Boston Bruins Head Coach Bruce Cassidy typically is candid and to-the-point when discussing his team’s performance in postgame press conferences. But last night, Cassidy took it to another level after a 4-2 loss to the St. Louis Blues at TD Garden Tuesday night.
The Bruins have been hampered by injuries lately and were coming off a 4-2 loss to Washington on Saturday afternoon. However, the Bruins responded on Tuesday after a David Perron goal 34 seconds into the game by tying it 15 seconds later on a goal by Patrice Bergeron. After rookie Marc McLaughlin gave the Bruins the lead, Boston dominated play for much of the second period but could not stretch the lead.
One of Cassidy’s frustrations happened later in the second when Trent Frederic went to the penalty box for roughing with 5:43 left in the period. On the ensuing St. Louis power play, former Bruin Torey Krug scored to tie the game at 2. When asked by a reporter about Cassidy’s level of disappointment with the penalty, the head coach replied, “very high.” The momentum that Boston had built was about to disappear.

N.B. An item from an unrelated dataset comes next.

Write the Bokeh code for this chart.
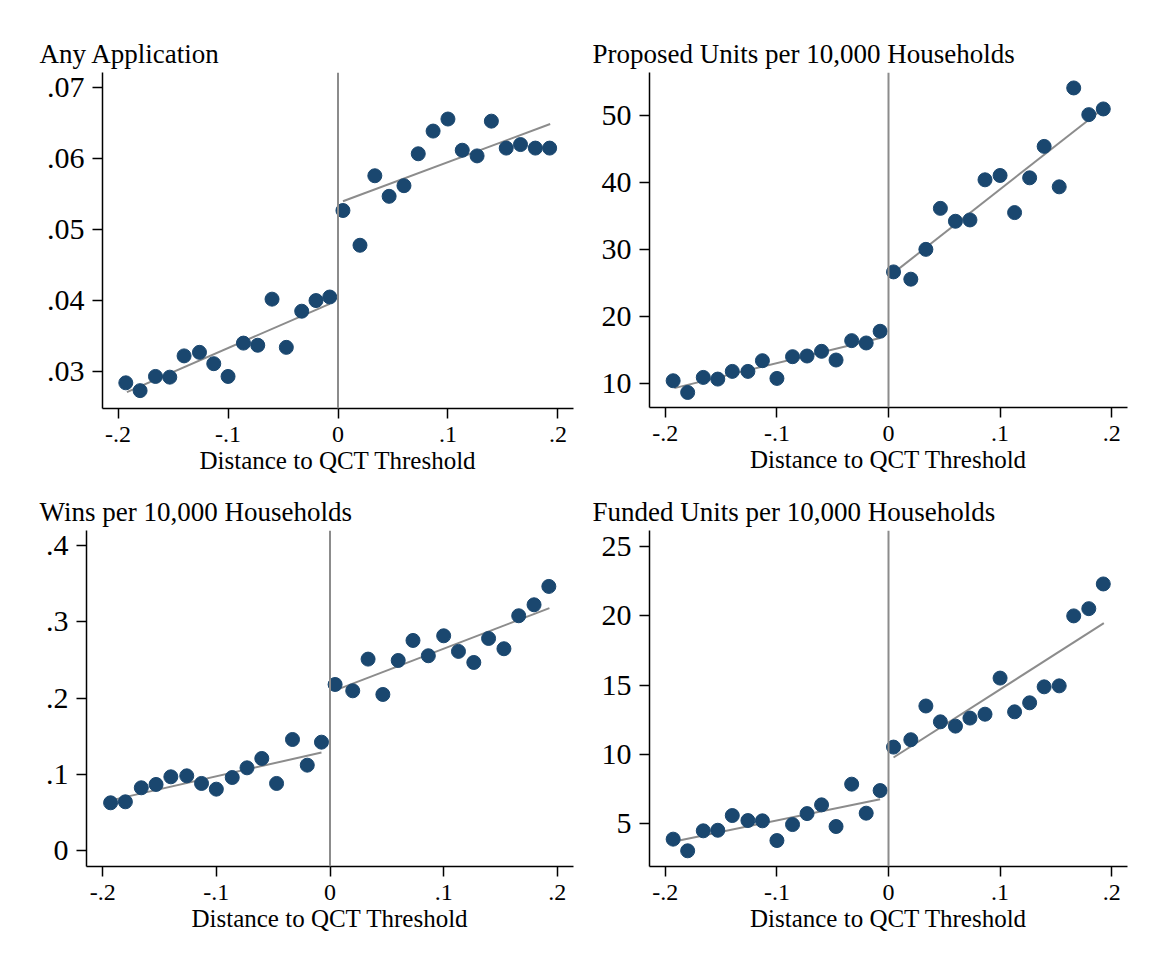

After the game, Cassidy was irritated with what he termed “not very intelligent hockey.” Two examples of that were turnovers just inside the offensive blue line by Brad Marchand and Charlie Coyle that led to the Blues’ goals off odd-man rushes. Cassidy was quick to call out Coyle for trying to do too much. Cassidy stated, “Coyle has the puck on his stick and doesn’t shoot, and it goes the other way.” The result was the insurance goal St. Louis needed to ice the game.
The power play also felt the wrath of Cassidy when he called the team “selfish” amidst an 0 for 18 slump on the man advantage. The Bruins have not been moving the puck quickly and have been looking to make a play entering the zone resulting in less possession time. There also hasn’t been enough net-front presence on the power play. The absence of leading goal scorer David Pastrnak hasn’t helped either. The power-play goal by former teammate Krug against them wasn’t ideal either.
With nine games remaining, the first priority is to get healthy. That would solve some of the problems. But the Bruins can not find themselves in a rut prior to the postseason; when the opponents get more challenging, intelligent hockey is a must.